Loneliness is a decision. No one forces you into feeling lonely, and no one can pull you away from it. No one except for you. There is an incredible distinction between being alone and being lonely, and people often feed into the former by not understanding how to accomplish the latter. In no way are these two exclusively tied to one another.
I met this woman who traveled with her husband each summer on their boat. For the majority of the summer, they are confined to the boat and, therefore, to one another. What could be better? She gets to spend time each day and all day with the one she loves. She told me about how wonderful living on the boat was and all the things she enjoyed out on the open water. Toward the end of the summer, the time comes where her husband leaves the boat for work and she finishes travelling by herself. While, naturally, one would assume assume how lonely she must have been upon his departure, it was quite the opposite. Her smile stretched with a hint of guilt as she told me how nice it was to travel alone. She attributed it to one thing. Making less decisions.
When you’re alone, you don’t have to tend to anyone, wait on them, or be conscious of their doings. You don’t have to ask what they want to eat or make plans for the day. The amount of decisions we make can cause us stress, and we all know how detrimental a surplus of that can be.
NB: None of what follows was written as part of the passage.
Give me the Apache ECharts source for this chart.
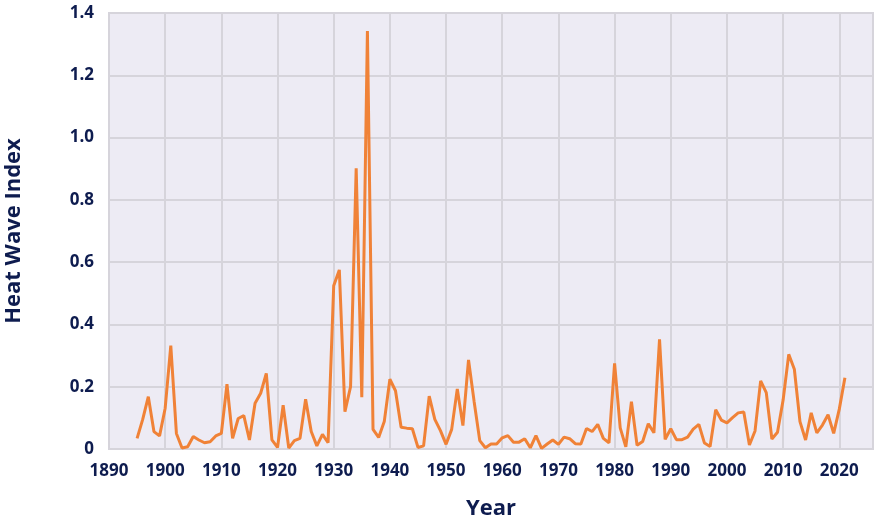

It may sound strange, but you’re allowed to be selfish. Solitude and personal time allow for you to focus on yourself in a way you could never do with company. Your plans aren’t contingent on anyone but yourself and your days can be whimsical to no demise.
On the other hand, loneliness can cause sluggishness, indifference, and stagnation. Especially in this digital age, being consumed by Netflix and social media becomes increasingly more enticing when lonely. But solitude can be liberating and full of exploration.
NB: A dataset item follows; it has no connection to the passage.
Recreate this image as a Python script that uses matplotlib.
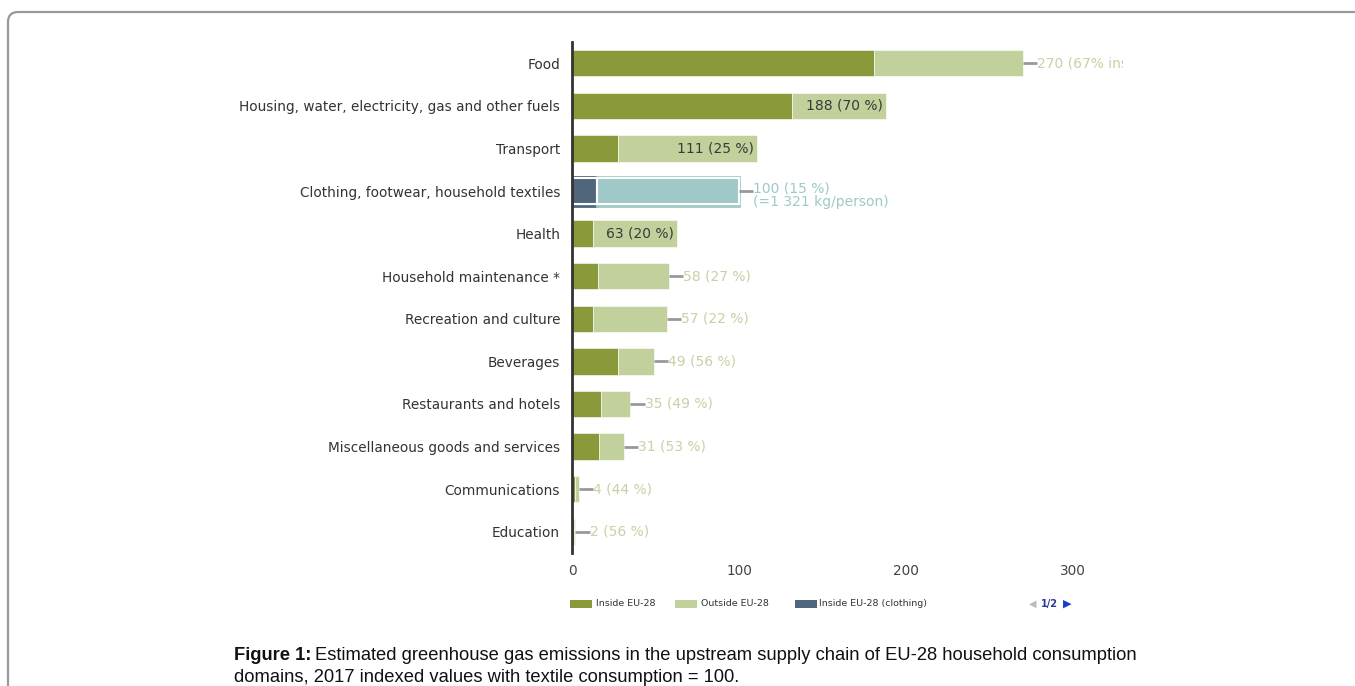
import matplotlib
matplotlib.use("Agg")
import matplotlib.pyplot as plt
from matplotlib.patches import FancyBboxPatch, Rectangle

categories = ["Food", "Housing, water, electricity, gas and other fuels", "Transport",
              "Clothing, footwear, household textiles", "Health", "Household maintenance *",
              "Recreation and culture", "Beverages", "Restaurants and hotels",
              "Miscellaneous goods and services", "Communications", "Education"]
totals = [270, 188, 111, 100, 63, 58, 57, 49, 35, 31, 4, 2]
inside_pct = [67, 70, 25, 15, 20, 27, 22, 56, 49, 53, 44, 56]
value_labels = ["270 (67% inside EU-28)", "188 (70 %)", "111 (25 %)", "100 (15 %)\n(=1 321 kg/person)",
                "63 (20 %)", "58 (27 %)", "57 (22 %)", "49 (56 %)", "35 (49 %)", "31 (53 %)",
                "4 (44 %)", "2 (56 %)"]
x_ticks = [0, 100, 200, 300]
legend_labels = ["Inside EU-28", "Outside EU-28", "Inside EU-28 (clothing)"]
highlight = "Clothing, footwear, household textiles"
labels_inside_bar = {"Housing, water, electricity, gas and other fuels", "Transport", "Health"}

C_IN = "#8a9a3a"
C_OUT = "#c2d09c"
C_CL_IN = "#4f667c"
C_CL_OUT = "#9fc8c8"
C_LBL_OUT = "#c9d0a4"
FONT = "DejaVu Sans"

W, H = 1355, 686
fig = plt.figure(figsize=(W / 100, H / 100), dpi=100)

# rounded frame
frame = FancyBboxPatch((0.08, -1.0), 15.0, (H - 12) / 100 + 1.0,
                       boxstyle="round,pad=0,rounding_size=0.1",
                       transform=fig.dpi_scale_trans, facecolor="none",
                       edgecolor="#9a9a9a", linewidth=1.6, clip_on=False)
fig.patches.append(frame)

ax_l, ax_r, ax_t, ax_b = 572, 1123, 42, 553
ax = fig.add_axes([ax_l / W, 1 - ax_b / H, (ax_r - ax_l) / W, (ax_b - ax_t) / H])
ppu = (1073 - 572) / 300.0
ax.set_xlim(0, (ax_r - ax_l) / ppu)
n = len(categories)
ax.set_ylim(n - 0.5, -0.5)

bh = 0.62
for i, (cat, tot, pct, lab) in enumerate(zip(categories, totals, inside_pct, value_labels)):
    inside = tot * pct / 100.0
    outside = tot - inside
    if cat == highlight:
        ax.barh(i, inside, height=bh, color=C_CL_IN, edgecolor="white", linewidth=1.5, zorder=3)
        ax.barh(i, outside, left=inside, height=bh, color=C_CL_OUT, edgecolor="white", linewidth=1.5, zorder=3)
        ax.add_patch(Rectangle((0, i - bh / 2 - 0.03), inside, bh + 0.06, facecolor="none",
                               edgecolor=C_CL_IN, linewidth=2.0, zorder=2))
        ax.add_patch(Rectangle((inside, i - bh / 2 - 0.03), outside, bh + 0.06, facecolor="none",
                               edgecolor=C_CL_OUT, linewidth=2.0, zorder=2))
    else:
        ax.barh(i, inside, height=bh, color=C_IN, edgecolor="white", linewidth=0.4, zorder=3)
        ax.barh(i, outside, left=inside, height=bh, color=C_OUT, edgecolor="white", linewidth=0.4, zorder=3)

    if cat in labels_inside_bar:
        ax.text(tot - 2.0, i, lab, ha="right", va="center", fontsize=10, color="#3a3a3a",
                family=FONT, zorder=4)
    else:
        ax.plot([tot, tot + 8.5], [i, i], color="#999999", linewidth=2, zorder=4, solid_capstyle="butt")
        col = C_CL_OUT if cat == highlight else C_LBL_OUT
        ax.text(tot + 8.5, i + (0.1 if cat == highlight else 0), lab, ha="left", va="center",
                fontsize=10, color=col, family=FONT, zorder=4, clip_on=True, linespacing=0.95)

ax.set_yticks(range(n))
ax.set_yticklabels(categories, fontsize=9.8, color="#333333", family=FONT)
ax.set_xticks(x_ticks)
ax.set_xticklabels([str(t) for t in x_ticks], fontsize=9.8, color="#444444", family=FONT)
ax.tick_params(axis="both", length=0)
ax.tick_params(axis="y", pad=8.5)
ax.tick_params(axis="x", pad=8)
for s in ["top", "right", "bottom"]:
    ax.spines[s].set_visible(False)
ax.spines["left"].set_color("#333333")
ax.spines["left"].set_linewidth(2)
ax.spines["left"].set_zorder(5)

# legend
ly = 1 - 604 / H
for (px, tx, col, lab) in [(570, 596, C_IN, legend_labels[0]),
                            (675, 701, C_OUT, legend_labels[1]),
                            (795, 819, C_CL_IN, legend_labels[2])]:
    fig.patches.append(Rectangle((px / W, 1 - 608 / H), 22 / W, 8 / H, transform=fig.transFigure,
                                 facecolor=col, edgecolor="none"))
    fig.text(tx / W, ly, lab, fontsize=6.8, color="#333333", family=FONT, va="center", ha="left")
fig.text(1033 / W, ly, "\u25C0", fontsize=7, color="#bbbbbb", family=FONT, va="center", ha="center")
fig.text(1049 / W, ly, "1/2", fontsize=7, color="#2a3a9a", family=FONT, va="center", ha="center",
         fontweight="bold")
fig.text(1067 / W, ly, "\u25B6", fontsize=8, color="#1a3ad0", family=FONT, va="center", ha="center")

# caption
cap_font = "Liberation Sans"
cs = 13.2
t1 = fig.text(234 / W, 1 - 655 / H, "Figure 1:", fontsize=cs, fontweight="bold",
              family=cap_font, va="center", ha="left", color="#111111")
fig.canvas.draw()
bb = t1.get_window_extent()
fig.text((bb.x1 + 4) / W, 1 - 655 / H,
         "Estimated greenhouse gas emissions in the upstream supply chain of EU-28 household consumption",
         fontsize=cs, family=cap_font, va="center", ha="left", color="#111111")
fig.text(234 / W, 1 - 677 / H, "domains, 2017 indexed values with textile consumption = 100.",
         fontsize=cs, family=cap_font, va="center", ha="left", color="#111111")

fig.savefig("out.png", dpi=100, facecolor="white")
Think about it, why does this occur? Why do people become lonely? By definition, loneliness is sadness because of a lack of company or friends. At first instinct, combatting this is done by surrounding yourself with people, but that neglects the first part of the definition. Sadness.
So what is the easiest way to make yourself happy? A quick answer might be doing what you love. It doesn’t have to be one grandiose event after another, rather it may be better to do a bunch of small things, so when you look back, you have a list of joyful moments to refer to. Whether it be pouring yourself a cup of coffee, going to the gym, or watching the sunset, find those moments that compile satisfaction.
I felt lonely. I lived alone for three months in one of the most remote islands in the world so far away from friends and family. But then I realized I was able to use this solitude to my benefit.
Instead of dwelling on being lonely, embrace being alone.